Work to be completed: Everything from the first line down to the line containing "t_step = 0.1" is to be retyped exactly, both ends included, with pictures left out.
** Start Given information **
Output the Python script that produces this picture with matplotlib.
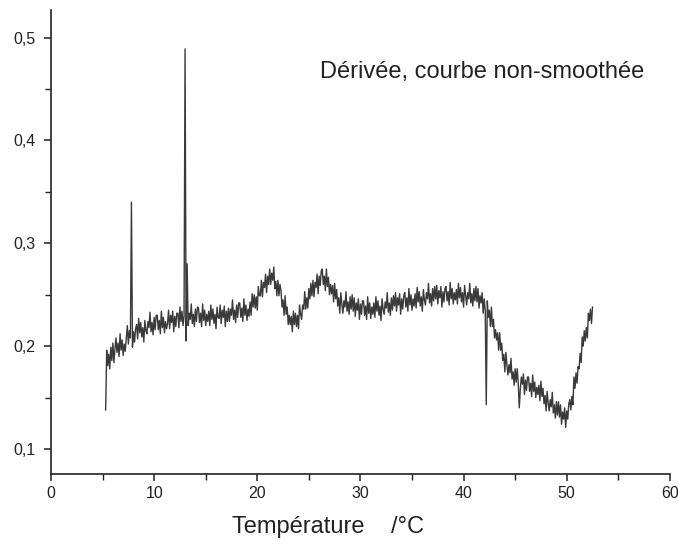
import numpy as np
import matplotlib
matplotlib.use("Agg")
import matplotlib.pyplot as plt
from matplotlib.ticker import MultipleLocator

# temperature grid: starts at 5.3 degC, one reading every 0.1 degC
t_start = 5.3
t_step = 0.1

# derivative readings (non-smoothed), one row = 1 degC
deriv = [
    0.138, 0.196, 0.181, 0.192, 0.178, 0.199, 0.186, 0.203, 0.184, 0.197,  # 5.3
    0.208, 0.194, 0.203, 0.190, 0.212, 0.196, 0.206, 0.191, 0.202, 0.195,  # 6.3
    0.207, 0.220, 0.202, 0.215, 0.208, 0.340, 0.199, 0.214, 0.204, 0.217,  # 7.3
    0.221, 0.207, 0.227, 0.213, 0.223, 0.209, 0.218, 0.204, 0.225, 0.215,  # 8.3
    0.212, 0.224, 0.218, 0.233, 0.214, 0.223, 0.211, 0.228, 0.216, 0.230,  # 9.3
    0.230, 0.216, 0.225, 0.212, 0.234, 0.218, 0.228, 0.213, 0.224, 0.217,  # 10.3
    0.222, 0.235, 0.217, 0.230, 0.223, 0.234, 0.214, 0.229, 0.219, 0.232,  # 11.3
    0.232, 0.218, 0.238, 0.224, 0.234, 0.220, 0.229, 0.489, 0.205, 0.280,  # 12.3
    0.220, 0.232, 0.226, 0.241, 0.222, 0.231, 0.219, 0.236, 0.224, 0.238,  # 13.3
    0.237, 0.223, 0.232, 0.219, 0.241, 0.225, 0.235, 0.220, 0.231, 0.224,  # 14.3
    0.234, 0.220, 0.240, 0.226, 0.236, 0.222, 0.231, 0.217, 0.238, 0.228,  # 15.3
    0.227, 0.240, 0.222, 0.235, 0.228, 0.239, 0.219, 0.234, 0.224, 0.237,  # 16.3
    0.224, 0.236, 0.230, 0.245, 0.226, 0.235, 0.223, 0.240, 0.228, 0.242,  # 17.3
    0.242, 0.228, 0.237, 0.224, 0.246, 0.230, 0.240, 0.225, 0.236, 0.229,  # 18.3
    0.243, 0.230, 0.251, 0.238, 0.250, 0.237, 0.248, 0.235, 0.258, 0.249,  # 19.3
    0.249, 0.264, 0.248, 0.262, 0.257, 0.270, 0.252, 0.268, 0.260, 0.275,  # 20.3
    0.260, 0.271, 0.264, 0.277, 0.256, 0.263, 0.249, 0.264, 0.249, 0.260,  # 21.3
    0.254, 0.238, 0.245, 0.230, 0.249, 0.231, 0.238, 0.221, 0.230, 0.221,  # 22.3
    0.229, 0.214, 0.234, 0.221, 0.232, 0.219, 0.230, 0.217, 0.240, 0.231,  # 23.3
    0.226, 0.240, 0.236, 0.253, 0.236, 0.247, 0.237, 0.256, 0.246, 0.261,  # 24.3
    0.249, 0.264, 0.248, 0.262, 0.257, 0.270, 0.251, 0.268, 0.259, 0.273,  # 25.3
    0.275, 0.260, 0.268, 0.254, 0.275, 0.258, 0.267, 0.250, 0.260, 0.251,  # 26.3
    0.259, 0.243, 0.261, 0.246, 0.255, 0.239, 0.247, 0.232, 0.252, 0.241,  # 27.3
    0.232, 0.244, 0.238, 0.253, 0.234, 0.243, 0.231, 0.248, 0.236, 0.250,  # 28.3
    0.234, 0.247, 0.229, 0.242, 0.235, 0.246, 0.226, 0.241, 0.231, 0.244,  # 29.3
    0.244, 0.230, 0.239, 0.226, 0.248, 0.232, 0.242, 0.227, 0.238, 0.231,  # 30.3
    0.242, 0.228, 0.248, 0.234, 0.244, 0.230, 0.239, 0.225, 0.246, 0.236,  # 31.3
    0.231, 0.243, 0.237, 0.252, 0.233, 0.242, 0.230, 0.247, 0.235, 0.249,  # 32.3
    0.239, 0.252, 0.234, 0.247, 0.240, 0.251, 0.231, 0.246, 0.236, 0.249,  # 33.3
    0.252, 0.238, 0.247, 0.234, 0.256, 0.240, 0.250, 0.235, 0.246, 0.239,  # 34.3
    0.251, 0.237, 0.257, 0.243, 0.253, 0.239, 0.248, 0.234, 0.255, 0.245,  # 35.3
    0.240, 0.252, 0.246, 0.261, 0.242, 0.251, 0.239, 0.256, 0.244, 0.258,  # 36.3
    0.246, 0.259, 0.241, 0.254, 0.247, 0.258, 0.238, 0.253, 0.243, 0.256,  # 37.3
    0.258, 0.244, 0.253, 0.240, 0.262, 0.246, 0.256, 0.241, 0.252, 0.245,  # 38.3
    0.255, 0.241, 0.261, 0.247, 0.257, 0.243, 0.252, 0.238, 0.259, 0.249,  # 39.3
    0.240, 0.252, 0.246, 0.261, 0.242, 0.251, 0.239, 0.256, 0.244, 0.258,  # 40.3
    0.243, 0.256, 0.237, 0.249, 0.242, 0.252, 0.232, 0.246, 0.235, 0.143,  # 41.3
    0.244, 0.228, 0.235, 0.219, 0.238, 0.219, 0.226, 0.208, 0.216, 0.206,  # 42.3
    0.213, 0.196, 0.213, 0.196, 0.203, 0.186, 0.192, 0.175, 0.194, 0.182,  # 43.3
    0.172, 0.182, 0.174, 0.188, 0.168, 0.175, 0.162, 0.178, 0.165, 0.178,  # 44.3
    0.164, 0.140, 0.158, 0.170, 0.163, 0.173, 0.153, 0.167, 0.157, 0.170,  # 45.3
    0.170, 0.156, 0.164, 0.151, 0.172, 0.156, 0.165, 0.150, 0.160, 0.153,  # 46.3
    0.162, 0.147, 0.166, 0.151, 0.159, 0.144, 0.152, 0.137, 0.156, 0.145,  # 47.3
    0.137, 0.148, 0.141, 0.155, 0.135, 0.143, 0.130, 0.146, 0.133, 0.146,  # 48.3
    0.131, 0.143, 0.124, 0.136, 0.129, 0.140, 0.121, 0.137, 0.129, 0.144,  # 49.3
    0.148, 0.138, 0.151, 0.143, 0.170, 0.159, 0.174, 0.164, 0.180, 0.178,  # 50.3
    0.193, 0.184, 0.209, 0.200, 0.215, 0.205, 0.218, 0.208, 0.232, 0.225,  # 51.3
    0.236, 0.222, 0.238,                                                   # 52.3
]

x_ticks = [0, 10, 20, 30, 40, 50, 60]
y_ticks = [0.1, 0.2, 0.3, 0.4, 0.5]
y_labels = ["0,1", "0,2", "0,3", "0,4", "0,5"]

temp = t_start + t_step * np.arange(len(deriv))

plt.rcParams["font.family"] = ["Liberation Sans", "DejaVu Sans"]

fig = plt.figure(figsize=(6.78, 5.47), dpi=100)
ax = fig.add_axes([0.0752, 0.1335, 0.9128, 0.8485])

ax.plot(temp, deriv, color="#3a3a3a", lw=1.0)

ax.set_xlim(0, 60)
ax.set_ylim(0.0757, 0.527)
ax.set_xticks(x_ticks)
ax.set_yticks(y_ticks)
ax.set_yticklabels(y_labels)
ax.xaxis.set_minor_locator(MultipleLocator(5))
ax.yaxis.set_minor_locator(MultipleLocator(0.05))
ax.tick_params(which="major", direction="out", length=5, width=1.1,
               labelsize=11.5, colors="#222222")
ax.tick_params(which="minor", direction="out", length=4, width=1.0,
               colors="#222222")
ax.tick_params(axis="y", pad=6)

for s in ["top", "right"]:
    ax.spines[s].set_visible(False)
for s in ["left", "bottom"]:
    ax.spines[s].set_color("#222222")
    ax.spines[s].set_linewidth(1.2)

fig.text(482 / 678, 1 - 72 / 547, "Dérivée, courbe non-smoothée",
         ha="center", va="center", fontsize=17, color="#222222")
fig.text(328 / 678, 1 - 527 / 547, "Température    /°C",
         ha="center", va="center", fontsize=17, color="#222222")

fig.savefig("out.png", dpi=100)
** End Given information **
Result of the task:
Output the Python script that produces this picture with matplotlib.
import numpy as np
import matplotlib
matplotlib.use("Agg")
import matplotlib.pyplot as plt
from matplotlib.ticker import MultipleLocator

# temperature grid: starts at 5.3 degC, one reading every 0.1 degC
t_start = 5.3
t_step = 0.1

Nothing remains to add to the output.